Desde o fim formal da ditadura, já lá se foi mais de um quarto de século. E nesse tempo arquivos foram abertos, livros foram escritos, revelações foram feitas, processos foram abertos na Justiça. Pensando bem, a maior parte do que será investigado pela Comissão da Verdade já teve meio caminho andado. Mas agora o que se avançar será feito ao amparo de uma lei que desafiou os setores mais recalcitrantes do país, em especial a empáfia dos militares, que continuam agindo – vale repetir: mais de um quarto de século depois – com a mesma descarada impunidade, conquistada graças a uma lei de anistia mais do que discutível. Tão discutível, aliás, que levou o país a ser condenado pela Corte Interamericana de Direitos Humanos, da Organização dos Estados Americanos. Uma condenação que caiu no vazio, ao menos por enquanto.

A questão da memória, da verdade e da impunidade é complexa no Brasil. Tudo é um tanto retorcido, a começar pela forma em que se desenhou a Lei de Anistia. Alguém se lembra de qual era o clima no país, de como funcionavam o Congresso e os partidos políticos?
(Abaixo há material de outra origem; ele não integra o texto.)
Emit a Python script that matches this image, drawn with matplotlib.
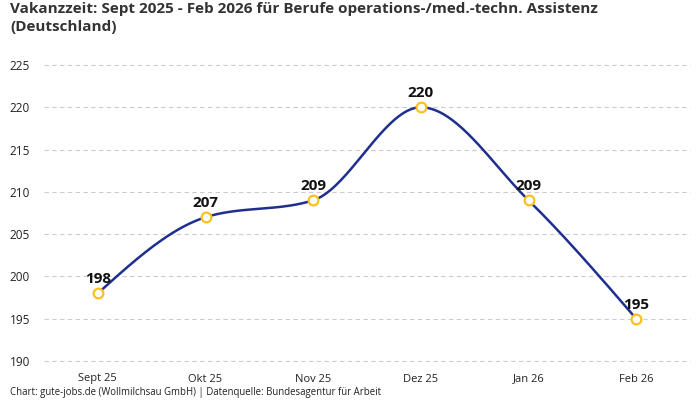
import matplotlib
matplotlib.use("Agg")
import matplotlib.pyplot as plt
import numpy as np

plt.rcParams['font.family'] = ['Open Sans', 'DejaVu Sans']

months = ['Sept 25', 'Okt 25', 'Nov 25', 'Dez 25', 'Jan 26', 'Feb 26']
vakanzzeit = [198, 207, 209, 220, 209, 195]
y_ticks = [190, 195, 200, 205, 210, 215, 220, 225]

title = 'Vakanzzeit: Sept 2025 - Feb 2026 für Berufe operations-/med.-techn. Assistenz\n(Deutschland)'
footer = 'Chart: gute-jobs.de (Wollmilchsau GmbH) | Datenquelle: Bundesagentur für Arbeit'


def monotone_curve(x, y, n=40):
    # monotone cubic (like d3.curveMonotoneX)
    x = np.asarray(x, float)
    y = np.asarray(y, float)
    h = np.diff(x)
    s = np.diff(y) / h
    m = np.zeros(len(x))
    for i in range(1, len(x) - 1):
        if s[i - 1] * s[i] <= 0:
            m[i] = 0
        else:
            p = (s[i - 1] * h[i] + s[i] * h[i - 1]) / (h[i - 1] + h[i])
            m[i] = (np.sign(s[i - 1]) + np.sign(s[i])) * min(abs(s[i - 1]), abs(s[i]), 0.5 * abs(p))
    m[0] = (3 * s[0] - m[1]) / 2
    m[-1] = (3 * s[-1] - m[-2]) / 2
    xs, ys = [], []
    for i in range(len(x) - 1):
        t = np.linspace(0, 1, n)
        h00 = 2 * t**3 - 3 * t**2 + 1
        h10 = t**3 - 2 * t**2 + t
        h01 = -2 * t**3 + 3 * t**2
        h11 = t**3 - t**2
        xs.append(x[i] + t * h[i])
        ys.append(h00 * y[i] + h10 * h[i] * m[i] + h01 * y[i + 1] + h11 * h[i] * m[i + 1])
    return np.concatenate(xs), np.concatenate(ys)


fig = plt.figure(figsize=(7, 4), dpi=100)
ax = fig.add_axes([44 / 700, 1 - 361 / 400, 646 / 700, 296 / 400])

x = np.arange(len(months))
cx, cy = monotone_curve(x, vakanzzeit)
ax.plot(cx, cy, color='#1f2f8f', linewidth=1.8, zorder=3)
ax.plot(x, vakanzzeit, linestyle='none', marker='o', markersize=7,
        markerfacecolor='white', markeredgecolor='#f8c21c', markeredgewidth=1.6, zorder=4)

for xi, v in zip(x, vakanzzeit):
    ax.annotate(str(v), (xi, v), xytext=(0, 5), textcoords='offset points',
                ha='center', va='bottom', fontsize=11, fontweight='bold', color='#111111')

ax.set_xlim(-0.5, len(months) - 0.5)
ax.set_ylim(190, 225)
ax.set_xticks(x)
ax.set_xticklabels(months, fontsize=8, color='#222222')
ax.set_yticks(y_ticks)
ax.set_yticklabels([str(t) for t in y_ticks], fontsize=8.5, color='#222222')
ax.tick_params(axis='both', length=0)
ax.tick_params(axis='y', pad=10)
ax.tick_params(axis='x', pad=9)
ax.grid(axis='y', color='#cccccc', linestyle=(0, (4, 3)), linewidth=0.8)
for gl in ax.get_ygridlines():
    gl.set_clip_on(False)
for sp in ax.spines.values():
    sp.set_visible(False)

fig.text(10 / 700, 1 - 2 / 400, title, ha='left', va='top', fontsize=11,
         fontweight='bold', color='#333333', linespacing=1.35)
fig.text(10 / 700, 1 - 393 / 400, footer, ha='left', va='center', fontsize=6.9, color='#222222')

fig.savefig('out.png', dpi=100)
Aqui, como em outros países – basta pensar no Chile, ou na Espanha de 1976 – a transição entre ditadura e democracia foi estranha, torta. Convém não esquecer que o primeiro presidente civil foi José Sarney, uma das figuras de proa do partido político que representou, e representou bem, o apoio formal à ditadura no Congresso. A primeira eleição presidencial, realizada em 1989, depois de vinte e oito anos, deveria consagrar essa transição. Havia candidatos dignos, de trajetórias consistentes, representando diversas tendências, mas o vencedor foi Fernando Collor de Melo, um aventureiro, um farsante desequilibrado que acabou sendo extirpado da presidência em 1992.

Sim, sim, é importante recordar e reiterar: a transição rumo à democracia foi lenta e acidentada no Brasil, e a questão da memória, da verdade e da responsabilidade pelo terrorismo de Estado, com seus responsáveis sendo levados à Justiça, jamais foi prioritária. A validade de uma lei de anistia espúria – aliás, reforçada por uma decisão igualmente espúria do Supremo Tribunal Federal – é posta acima de qualquer discussão. E, por uma questão de costume, cada vez que se consegue avançar nesse terreno, na última hora surgem obstáculos, e os governos se submetem ao silêncio, a maneira mais eficaz de reassegurar a impunidade dos violadores dos direitos humanos.

Agora, estamos, uma vez mais, a ponto de avançar, e avançar talvez mais do que nunca. E já que esperamos tanto – 26 anos desde a chegada de um civil à presidência – não custa ter um pouco mais de esperança.

Terminamos 2011 à espera dos nomes que integrarão a Comissão da Verdade. O Uruguai terminou 2011 com seu comandante do Exército dizendo que ninguém será protegido: quem matou, quem torturou, quem violou, será punido. A Argentina terminou 2011 depois de realizar 21 julgamentos de 94 civis e militares processados por crimes contra a humanidade. Deles, 69 foram condenados pela primeira vez, e outros 15 foram novamente condenados, depois de terem passado por julgamentos anteriores, relacionados a outras causas, acusados de responsáveis por atos de terrorismo cometidos pelo Estado. Oito foram absolvidos. Um dos condenados foi o último ditador, o general Reynaldo Bignone. Desta vez, recebeu uma pena de 15 anos de prisão, que se somará a outras duas: uma, de 25 anos; outra, de prisão perpétua.

Bignone passou o poder a um civil eleito, o falecido presidente Raúl Alfonsín. Hoje, faz parte da lista de 269 condenados, desde 2003, por crimes contra a humanidade em seu país. Há outros 843 processados, e 449 deles aguardam julgamento.

Lá, como aqui, tudo começou com uma Comissão da Verdade. Vieram os primeiros julgamentos, ainda na presidência de Alfonsín, que acabou voltando atrás. Depois veio Carlos Menem, que refez a anistia. Depois veio Néstor Kirchner, que em 2003 retomou os processos, cancelou as anistias e acabou com a impunidade.

Ou seja, até chegar à vanguarda do estabelecimento da verdade e da punição aos responsáveis, a Argentina também teve seus tropeços.

Vale repetir: lá, como cá, tudo começou com uma Comissão da Verdade.
Já que esperamos tanto, não custa esperar um pouco mais.